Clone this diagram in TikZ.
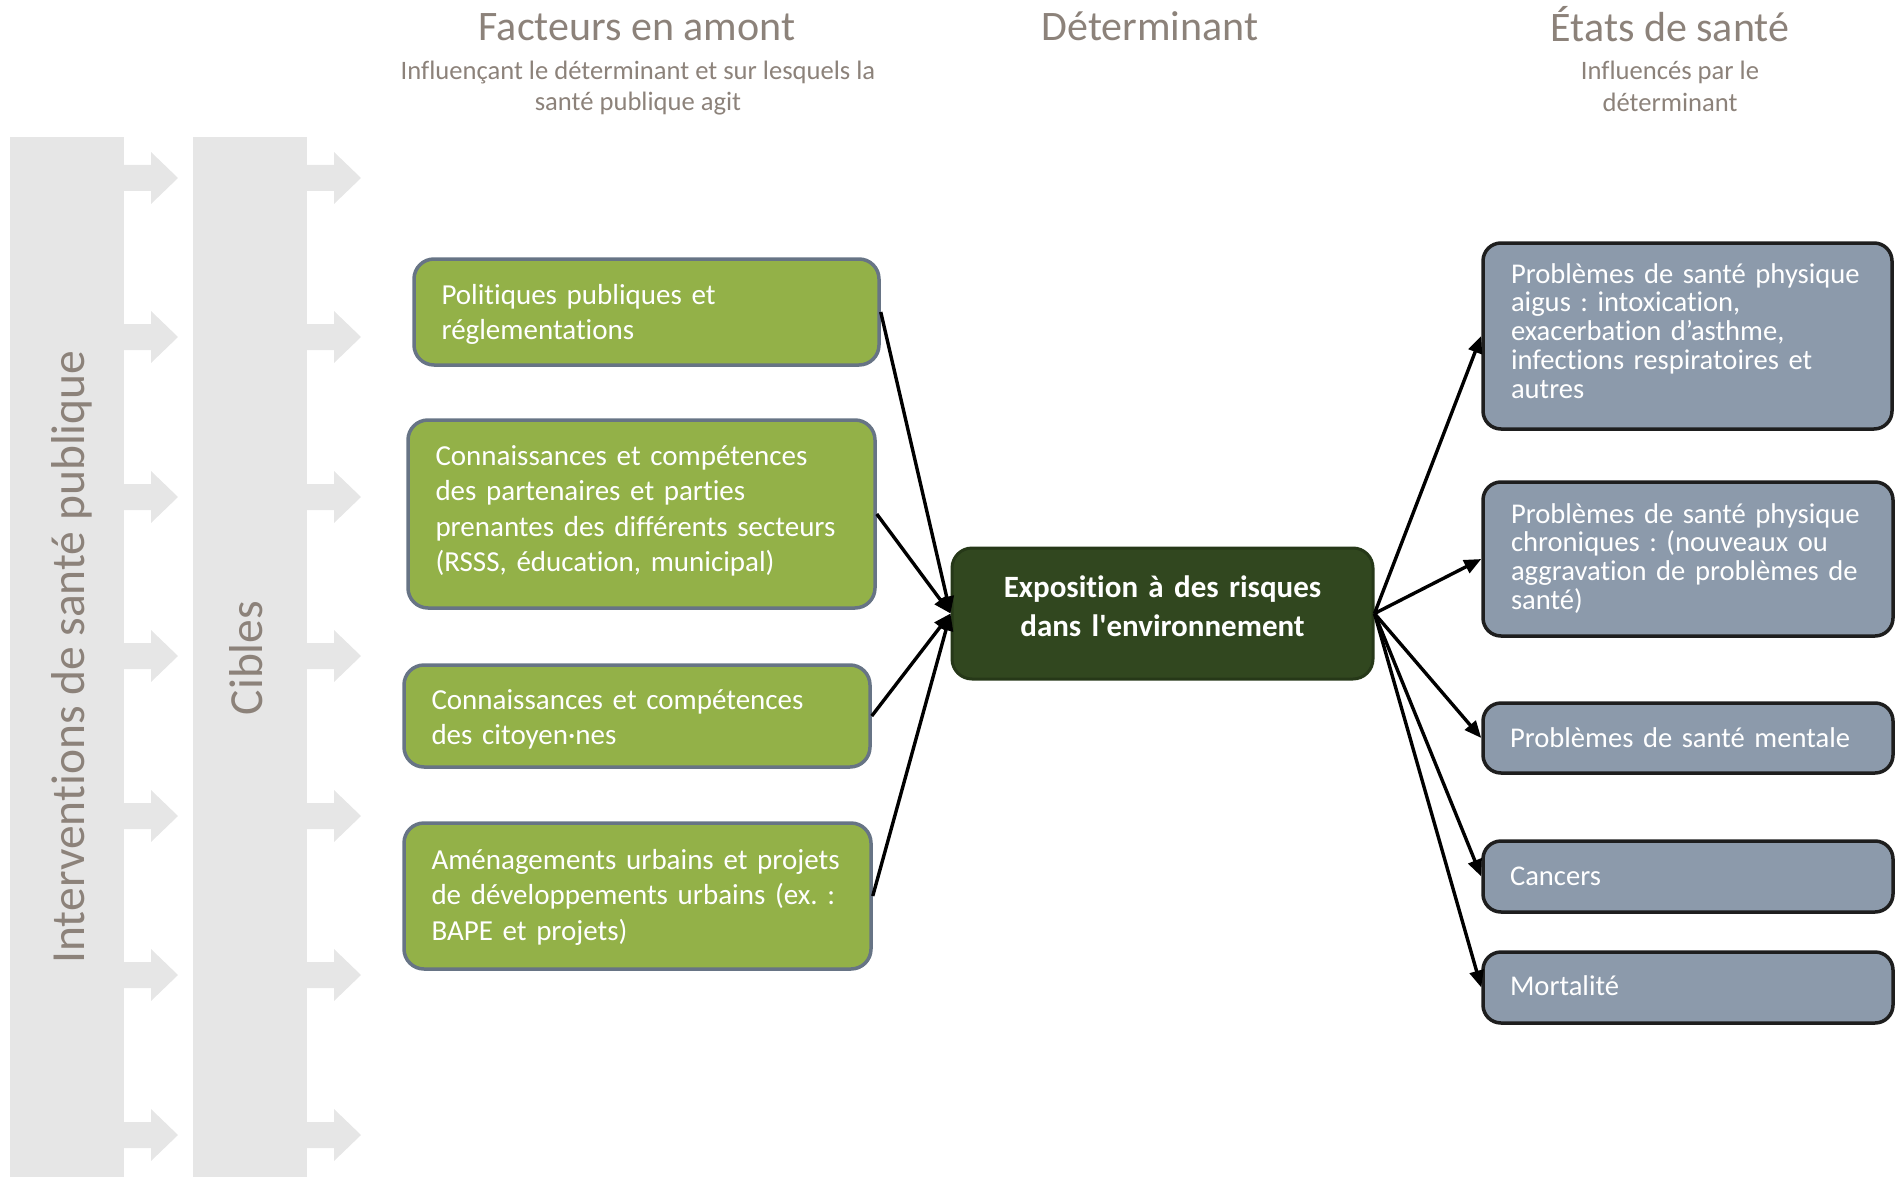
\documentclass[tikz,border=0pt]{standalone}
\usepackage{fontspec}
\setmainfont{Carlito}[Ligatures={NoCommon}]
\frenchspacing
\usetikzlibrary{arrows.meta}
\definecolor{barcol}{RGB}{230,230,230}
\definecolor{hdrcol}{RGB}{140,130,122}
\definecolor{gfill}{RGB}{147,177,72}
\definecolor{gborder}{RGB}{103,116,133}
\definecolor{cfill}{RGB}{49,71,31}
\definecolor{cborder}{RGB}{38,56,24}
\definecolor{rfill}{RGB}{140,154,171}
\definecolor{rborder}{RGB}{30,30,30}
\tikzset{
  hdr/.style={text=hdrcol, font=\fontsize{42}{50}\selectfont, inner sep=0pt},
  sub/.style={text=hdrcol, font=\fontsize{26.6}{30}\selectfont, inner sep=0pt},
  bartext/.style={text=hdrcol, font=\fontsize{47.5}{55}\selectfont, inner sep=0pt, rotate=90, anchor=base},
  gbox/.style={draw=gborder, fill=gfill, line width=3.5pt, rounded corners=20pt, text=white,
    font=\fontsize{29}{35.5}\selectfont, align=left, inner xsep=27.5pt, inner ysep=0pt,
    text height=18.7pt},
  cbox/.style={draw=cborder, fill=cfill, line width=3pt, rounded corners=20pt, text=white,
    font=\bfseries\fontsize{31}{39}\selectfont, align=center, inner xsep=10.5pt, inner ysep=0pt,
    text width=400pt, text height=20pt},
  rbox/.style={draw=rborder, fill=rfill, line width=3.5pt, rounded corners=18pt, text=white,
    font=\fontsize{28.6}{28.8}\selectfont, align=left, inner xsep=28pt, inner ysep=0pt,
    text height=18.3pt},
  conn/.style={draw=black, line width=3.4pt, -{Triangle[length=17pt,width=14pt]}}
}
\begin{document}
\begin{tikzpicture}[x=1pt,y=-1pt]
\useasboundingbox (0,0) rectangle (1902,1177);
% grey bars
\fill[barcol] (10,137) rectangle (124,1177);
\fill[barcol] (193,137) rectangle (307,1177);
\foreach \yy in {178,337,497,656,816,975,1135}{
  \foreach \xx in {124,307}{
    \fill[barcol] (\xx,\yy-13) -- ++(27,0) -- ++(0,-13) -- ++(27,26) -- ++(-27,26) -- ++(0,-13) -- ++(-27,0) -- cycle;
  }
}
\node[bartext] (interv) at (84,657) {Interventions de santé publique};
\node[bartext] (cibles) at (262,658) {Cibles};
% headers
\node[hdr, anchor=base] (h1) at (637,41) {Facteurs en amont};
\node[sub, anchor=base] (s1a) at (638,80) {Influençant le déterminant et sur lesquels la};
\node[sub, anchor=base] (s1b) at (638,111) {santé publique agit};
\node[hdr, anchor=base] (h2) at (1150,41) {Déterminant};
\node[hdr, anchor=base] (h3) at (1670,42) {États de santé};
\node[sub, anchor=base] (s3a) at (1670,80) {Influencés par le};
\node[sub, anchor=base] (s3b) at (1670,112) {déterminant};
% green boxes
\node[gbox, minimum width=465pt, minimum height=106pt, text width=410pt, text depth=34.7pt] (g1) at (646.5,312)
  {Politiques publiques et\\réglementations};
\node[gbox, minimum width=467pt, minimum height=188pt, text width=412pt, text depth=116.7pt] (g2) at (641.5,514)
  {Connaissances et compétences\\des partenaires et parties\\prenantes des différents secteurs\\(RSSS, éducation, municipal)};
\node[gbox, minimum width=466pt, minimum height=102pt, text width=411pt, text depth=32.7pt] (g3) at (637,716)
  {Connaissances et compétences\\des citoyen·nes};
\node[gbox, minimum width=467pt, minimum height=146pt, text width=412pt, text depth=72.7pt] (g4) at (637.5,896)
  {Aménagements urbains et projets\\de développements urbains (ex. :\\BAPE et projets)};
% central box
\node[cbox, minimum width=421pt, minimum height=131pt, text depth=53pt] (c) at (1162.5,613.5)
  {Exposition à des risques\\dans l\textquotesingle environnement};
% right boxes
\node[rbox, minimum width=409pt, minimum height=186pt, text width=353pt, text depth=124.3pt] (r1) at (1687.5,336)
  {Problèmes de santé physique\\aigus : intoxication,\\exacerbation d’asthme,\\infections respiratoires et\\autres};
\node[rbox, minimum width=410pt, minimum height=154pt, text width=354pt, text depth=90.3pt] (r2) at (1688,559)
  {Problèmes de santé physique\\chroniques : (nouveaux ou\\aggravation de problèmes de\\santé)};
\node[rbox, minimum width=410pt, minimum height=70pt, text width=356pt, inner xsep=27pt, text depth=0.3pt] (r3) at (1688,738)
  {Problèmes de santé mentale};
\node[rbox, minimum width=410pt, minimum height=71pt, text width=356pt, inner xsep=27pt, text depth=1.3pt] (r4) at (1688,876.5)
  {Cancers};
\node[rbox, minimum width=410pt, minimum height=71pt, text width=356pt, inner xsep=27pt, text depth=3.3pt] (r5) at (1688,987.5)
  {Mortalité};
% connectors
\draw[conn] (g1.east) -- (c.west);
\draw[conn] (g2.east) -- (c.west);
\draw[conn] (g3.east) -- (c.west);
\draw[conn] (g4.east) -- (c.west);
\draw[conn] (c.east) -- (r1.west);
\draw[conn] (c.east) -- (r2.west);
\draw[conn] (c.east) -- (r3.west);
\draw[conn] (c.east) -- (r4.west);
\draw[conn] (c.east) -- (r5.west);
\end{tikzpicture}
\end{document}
+--
*TASK REQUIREMENTS*: Reproduce the material above verbatim; omit every picture.

*RIGHT ANSWER*:
Clone this diagram in TikZ.
\documentclass[tikz,border=0pt]{standalone}
\usepackage{fontspec}
\setmainfont{Carlito}[Ligatures={NoCommon}]
\frenchspacing
\usetikzlibrary{arrows.meta}
\definecolor{barcol}{RGB}{230,230,230}
\definecolor{hdrcol}{RGB}{140,130,122}
\definecolor{gfill}{RGB}{147,177,72}
\definecolor{gborder}{RGB}{103,116,133}
\definecolor{cfill}{RGB}{49,71,31}
\definecolor{cborder}{RGB}{38,56,24}
\definecolor{rfill}{RGB}{140,154,171}
\definecolor{rborder}{RGB}{30,30,30}
\tikzset{
  hdr/.style={text=hdrcol, font=\fontsize{42}{50}\selectfont, inner sep=0pt},
  sub/.style={text=hdrcol, font=\fontsize{26.6}{30}\selectfont, inner sep=0pt},
  bartext/.style={text=hdrcol, font=\fontsize{47.5}{55}\selectfont, inner sep=0pt, rotate=90, anchor=base},
  gbox/.style={draw=gborder, fill=gfill, line width=3.5pt, rounded corners=20pt, text=white,
    font=\fontsize{29}{35.5}\selectfont, align=left, inner xsep=27.5pt, inner ysep=0pt,
    text height=18.7pt},
  cbox/.style={draw=cborder, fill=cfill, line width=3pt, rounded corners=20pt, text=white,
    font=\bfseries\fontsize{31}{39}\selectfont, align=center, inner xsep=10.5pt, inner ysep=0pt,
    text width=400pt, text height=20pt},
  rbox/.style={draw=rborder, fill=rfill, line width=3.5pt, rounded corners=18pt, text=white,
    font=\fontsize{28.6}{28.8}\selectfont, align=left, inner xsep=28pt, inner ysep=0pt,
    text height=18.3pt},
  conn/.style={draw=black, line width=3.4pt, -{Triangle[length=17pt,width=14pt]}}
}
\begin{document}
\begin{tikzpicture}[x=1pt,y=-1pt]
\useasboundingbox (0,0) rectangle (1902,1177);
% grey bars
\fill[barcol] (10,137) rectangle (124,1177);
\fill[barcol] (193,137) rectangle (307,1177);
\foreach \yy in {178,337,497,656,816,975,1135}{
  \foreach \xx in {124,307}{
    \fill[barcol] (\xx,\yy-13) -- ++(27,0) -- ++(0,-13) -- ++(27,26) -- ++(-27,26) -- ++(0,-13) -- ++(-27,0) -- cycle;
  }
}
\node[bartext] (interv) at (84,657) {Interventions de santé publique};
\node[bartext] (cibles) at (262,658) {Cibles};
% headers
\node[hdr, anchor=base] (h1) at (637,41) {Facteurs en amont};
\node[sub, anchor=base] (s1a) at (638,80) {Influençant le déterminant et sur lesquels la};
\node[sub, anchor=base] (s1b) at (638,111) {santé publique agit};
\node[hdr, anchor=base] (h2) at (1150,41) {Déterminant};
\node[hdr, anchor=base] (h3) at (1670,42) {États de santé};
\node[sub, anchor=base] (s3a) at (1670,80) {Influencés par le};
\node[sub, anchor=base] (s3b) at (1670,112) {déterminant};
% green boxes
\node[gbox, minimum width=465pt, minimum height=106pt, text width=410pt, text depth=34.7pt] (g1) at (646.5,312)
  {Politiques publiques et\\réglementations};
\node[gbox, minimum width=467pt, minimum height=188pt, text width=412pt, text depth=116.7pt] (g2) at (641.5,514)
  {Connaissances et compétences\\des partenaires et parties\\prenantes des différents secteurs\\(RSSS, éducation, municipal)};
\node[gbox, minimum width=466pt, minimum height=102pt, text width=411pt, text depth=32.7pt] (g3) at (637,716)
  {Connaissances et compétences\\des citoyen·nes};
\node[gbox, minimum width=467pt, minimum height=146pt, text width=412pt, text depth=72.7pt] (g4) at (637.5,896)
  {Aménagements urbains et projets\\de développements urbains (ex. :\\BAPE et projets)};
% central box
\node[cbox, minimum width=421pt, minimum height=131pt, text depth=53pt] (c) at (1162.5,613.5)
  {Exposition à des risques\\dans l\textquotesingle environnement};
% right boxes
\node[rbox, minimum width=409pt, minimum height=186pt, text width=353pt, text depth=124.3pt] (r1) at (1687.5,336)
  {Problèmes de santé physique\\aigus : intoxication,\\exacerbation d’asthme,\\infections respiratoires et\\autres};
\node[rbox, minimum width=410pt, minimum height=154pt, text width=354pt, text depth=90.3pt] (r2) at (1688,559)
  {Problèmes de santé physique\\chroniques : (nouveaux ou\\aggravation de problèmes de\\santé)};
\node[rbox, minimum width=410pt, minimum height=70pt, text width=356pt, inner xsep=27pt, text depth=0.3pt] (r3) at (1688,738)
  {Problèmes de santé mentale};
\node[rbox, minimum width=410pt, minimum height=71pt, text width=356pt, inner xsep=27pt, text depth=1.3pt] (r4) at (1688,876.5)
  {Cancers};
\node[rbox, minimum width=410pt, minimum height=71pt, text width=356pt, inner xsep=27pt, text depth=3.3pt] (r5) at (1688,987.5)
  {Mortalité};
% connectors
\draw[conn] (g1.east) -- (c.west);
\draw[conn] (g2.east) -- (c.west);
\draw[conn] (g3.east) -- (c.west);
\draw[conn] (g4.east) -- (c.west);
\draw[conn] (c.east) -- (r1.west);
\draw[conn] (c.east) -- (r2.west);
\draw[conn] (c.east) -- (r3.west);
\draw[conn] (c.east) -- (r4.west);
\draw[conn] (c.east) -- (r5.west);
\end{tikzpicture}
\end{document}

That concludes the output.